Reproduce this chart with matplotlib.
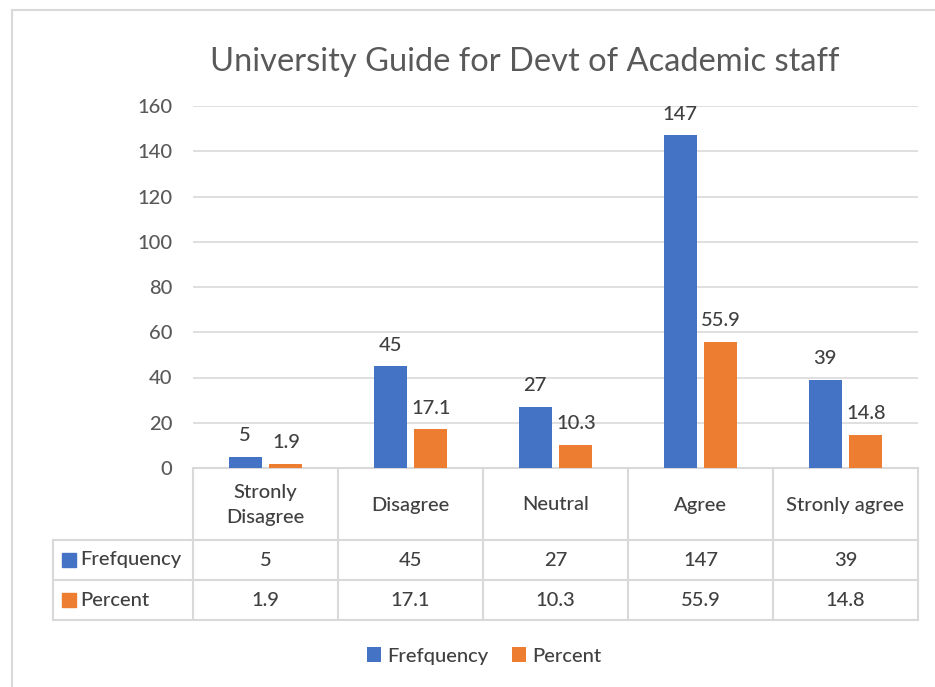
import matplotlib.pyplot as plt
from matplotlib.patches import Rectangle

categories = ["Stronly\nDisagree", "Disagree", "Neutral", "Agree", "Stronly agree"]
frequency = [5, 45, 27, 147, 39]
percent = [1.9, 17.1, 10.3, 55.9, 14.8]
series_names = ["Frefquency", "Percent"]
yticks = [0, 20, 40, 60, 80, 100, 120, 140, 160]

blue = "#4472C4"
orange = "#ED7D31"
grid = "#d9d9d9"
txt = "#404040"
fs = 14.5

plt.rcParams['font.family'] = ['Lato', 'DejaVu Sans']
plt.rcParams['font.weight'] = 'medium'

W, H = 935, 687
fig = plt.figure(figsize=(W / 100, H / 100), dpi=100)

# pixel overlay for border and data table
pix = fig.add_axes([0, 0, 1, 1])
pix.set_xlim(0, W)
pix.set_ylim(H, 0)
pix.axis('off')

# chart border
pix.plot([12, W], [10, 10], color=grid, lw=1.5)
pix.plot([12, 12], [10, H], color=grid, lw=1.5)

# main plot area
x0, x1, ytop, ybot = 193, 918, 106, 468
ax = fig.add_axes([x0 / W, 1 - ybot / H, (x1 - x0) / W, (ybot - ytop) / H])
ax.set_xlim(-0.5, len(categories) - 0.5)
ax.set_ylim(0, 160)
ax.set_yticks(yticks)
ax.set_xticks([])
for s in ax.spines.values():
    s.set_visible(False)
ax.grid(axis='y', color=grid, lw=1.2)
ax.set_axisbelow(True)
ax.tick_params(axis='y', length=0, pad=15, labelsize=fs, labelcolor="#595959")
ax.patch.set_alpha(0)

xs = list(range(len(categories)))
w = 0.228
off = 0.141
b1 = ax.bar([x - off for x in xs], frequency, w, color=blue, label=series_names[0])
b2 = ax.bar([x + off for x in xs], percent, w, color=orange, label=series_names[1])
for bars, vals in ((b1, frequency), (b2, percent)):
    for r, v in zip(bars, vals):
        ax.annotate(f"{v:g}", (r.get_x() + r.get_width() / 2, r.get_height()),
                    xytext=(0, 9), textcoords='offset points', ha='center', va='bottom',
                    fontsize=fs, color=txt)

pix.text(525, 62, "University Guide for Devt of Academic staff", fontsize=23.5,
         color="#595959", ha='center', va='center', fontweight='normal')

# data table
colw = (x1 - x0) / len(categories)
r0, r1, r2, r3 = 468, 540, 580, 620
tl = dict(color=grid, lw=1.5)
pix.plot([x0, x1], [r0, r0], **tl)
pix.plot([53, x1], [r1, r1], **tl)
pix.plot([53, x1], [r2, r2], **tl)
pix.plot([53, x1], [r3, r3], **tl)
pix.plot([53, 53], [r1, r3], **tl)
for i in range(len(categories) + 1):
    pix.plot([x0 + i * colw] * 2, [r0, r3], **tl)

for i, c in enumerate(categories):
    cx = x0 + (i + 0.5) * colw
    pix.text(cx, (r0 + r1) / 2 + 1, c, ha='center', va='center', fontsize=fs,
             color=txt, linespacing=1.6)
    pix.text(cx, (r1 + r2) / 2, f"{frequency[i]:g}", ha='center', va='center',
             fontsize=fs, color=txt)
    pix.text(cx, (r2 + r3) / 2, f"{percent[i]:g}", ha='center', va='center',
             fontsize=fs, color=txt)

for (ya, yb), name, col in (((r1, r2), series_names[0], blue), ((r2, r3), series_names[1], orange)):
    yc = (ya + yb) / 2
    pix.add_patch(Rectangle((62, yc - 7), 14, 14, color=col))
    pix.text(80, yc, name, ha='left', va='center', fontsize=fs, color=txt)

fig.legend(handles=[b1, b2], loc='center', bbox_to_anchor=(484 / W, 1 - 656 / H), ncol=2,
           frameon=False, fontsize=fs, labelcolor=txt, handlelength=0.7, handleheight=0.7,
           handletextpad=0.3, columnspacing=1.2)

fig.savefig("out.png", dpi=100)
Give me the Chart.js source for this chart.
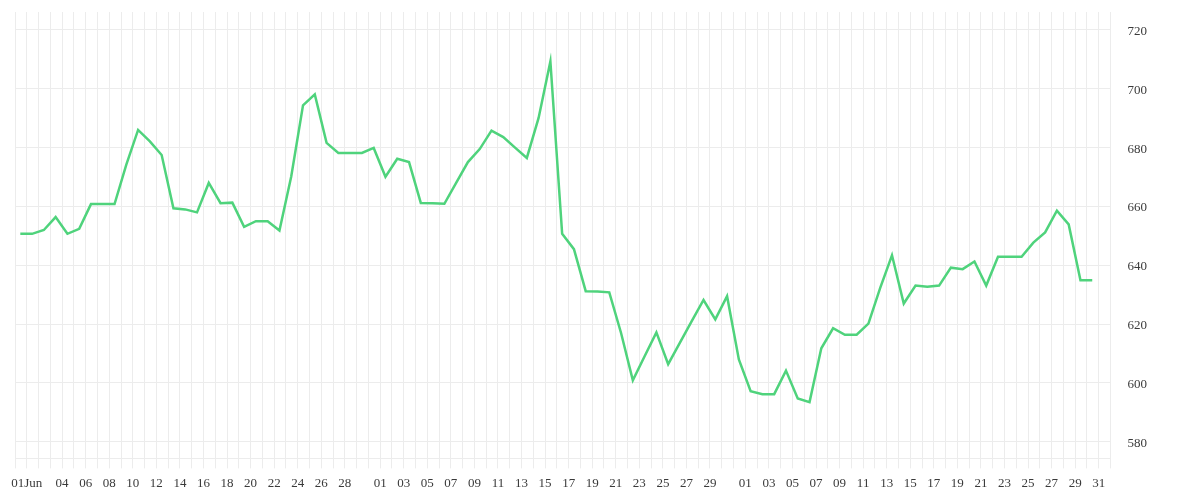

*-*-*

TASK DESCRIPTION:
Extract the full listing exactly, with the pictures left out.

EXERCISE RESPONSE:
Reproduce this chart with matplotlib.
import matplotlib.pyplot as plt
from matplotlib.patches import Rectangle

categories = ["Stronly\nDisagree", "Disagree", "Neutral", "Agree", "Stronly agree"]
frequency = [5, 45, 27, 147, 39]
percent = [1.9, 17.1, 10.3, 55.9, 14.8]
series_names = ["Frefquency", "Percent"]
yticks = [0, 20, 40, 60, 80, 100, 120, 140, 160]

blue = "#4472C4"
orange = "#ED7D31"
grid = "#d9d9d9"
txt = "#404040"
fs = 14.5

plt.rcParams['font.family'] = ['Lato', 'DejaVu Sans']
plt.rcParams['font.weight'] = 'medium'

W, H = 935, 687
fig = plt.figure(figsize=(W / 100, H / 100), dpi=100)

# pixel overlay for border and data table
pix = fig.add_axes([0, 0, 1, 1])
pix.set_xlim(0, W)
pix.set_ylim(H, 0)
pix.axis('off')

# chart border
pix.plot([12, W], [10, 10], color=grid, lw=1.5)
pix.plot([12, 12], [10, H], color=grid, lw=1.5)

# main plot area
x0, x1, ytop, ybot = 193, 918, 106, 468
ax = fig.add_axes([x0 / W, 1 - ybot / H, (x1 - x0) / W, (ybot - ytop) / H])
ax.set_xlim(-0.5, len(categories) - 0.5)
ax.set_ylim(0, 160)
ax.set_yticks(yticks)
ax.set_xticks([])
for s in ax.spines.values():
    s.set_visible(False)
ax.grid(axis='y', color=grid, lw=1.2)
ax.set_axisbelow(True)
ax.tick_params(axis='y', length=0, pad=15, labelsize=fs, labelcolor="#595959")
ax.patch.set_alpha(0)

xs = list(range(len(categories)))
w = 0.228
off = 0.141
b1 = ax.bar([x - off for x in xs], frequency, w, color=blue, label=series_names[0])
b2 = ax.bar([x + off for x in xs], percent, w, color=orange, label=series_names[1])
for bars, vals in ((b1, frequency), (b2, percent)):
    for r, v in zip(bars, vals):
        ax.annotate(f"{v:g}", (r.get_x() + r.get_width() / 2, r.get_height()),
                    xytext=(0, 9), textcoords='offset points', ha='center', va='bottom',
                    fontsize=fs, color=txt)

pix.text(525, 62, "University Guide for Devt of Academic staff", fontsize=23.5,
         color="#595959", ha='center', va='center', fontweight='normal')

# data table
colw = (x1 - x0) / len(categories)
r0, r1, r2, r3 = 468, 540, 580, 620
tl = dict(color=grid, lw=1.5)
pix.plot([x0, x1], [r0, r0], **tl)
pix.plot([53, x1], [r1, r1], **tl)
pix.plot([53, x1], [r2, r2], **tl)
pix.plot([53, x1], [r3, r3], **tl)
pix.plot([53, 53], [r1, r3], **tl)
for i in range(len(categories) + 1):
    pix.plot([x0 + i * colw] * 2, [r0, r3], **tl)

for i, c in enumerate(categories):
    cx = x0 + (i + 0.5) * colw
    pix.text(cx, (r0 + r1) / 2 + 1, c, ha='center', va='center', fontsize=fs,
             color=txt, linespacing=1.6)
    pix.text(cx, (r1 + r2) / 2, f"{frequency[i]:g}", ha='center', va='center',
             fontsize=fs, color=txt)
    pix.text(cx, (r2 + r3) / 2, f"{percent[i]:g}", ha='center', va='center',
             fontsize=fs, color=txt)

for (ya, yb), name, col in (((r1, r2), series_names[0], blue), ((r2, r3), series_names[1], orange)):
    yc = (ya + yb) / 2
    pix.add_patch(Rectangle((62, yc - 7), 14, 14, color=col))
    pix.text(80, yc, name, ha='left', va='center', fontsize=fs, color=txt)

fig.legend(handles=[b1, b2], loc='center', bbox_to_anchor=(484 / W, 1 - 656 / H), ncol=2,
           frameon=False, fontsize=fs, labelcolor=txt, handlelength=0.7, handleheight=0.7,
           handletextpad=0.3, columnspacing=1.2)

fig.savefig("out.png", dpi=100)
Give me the Chart.js source for this chart.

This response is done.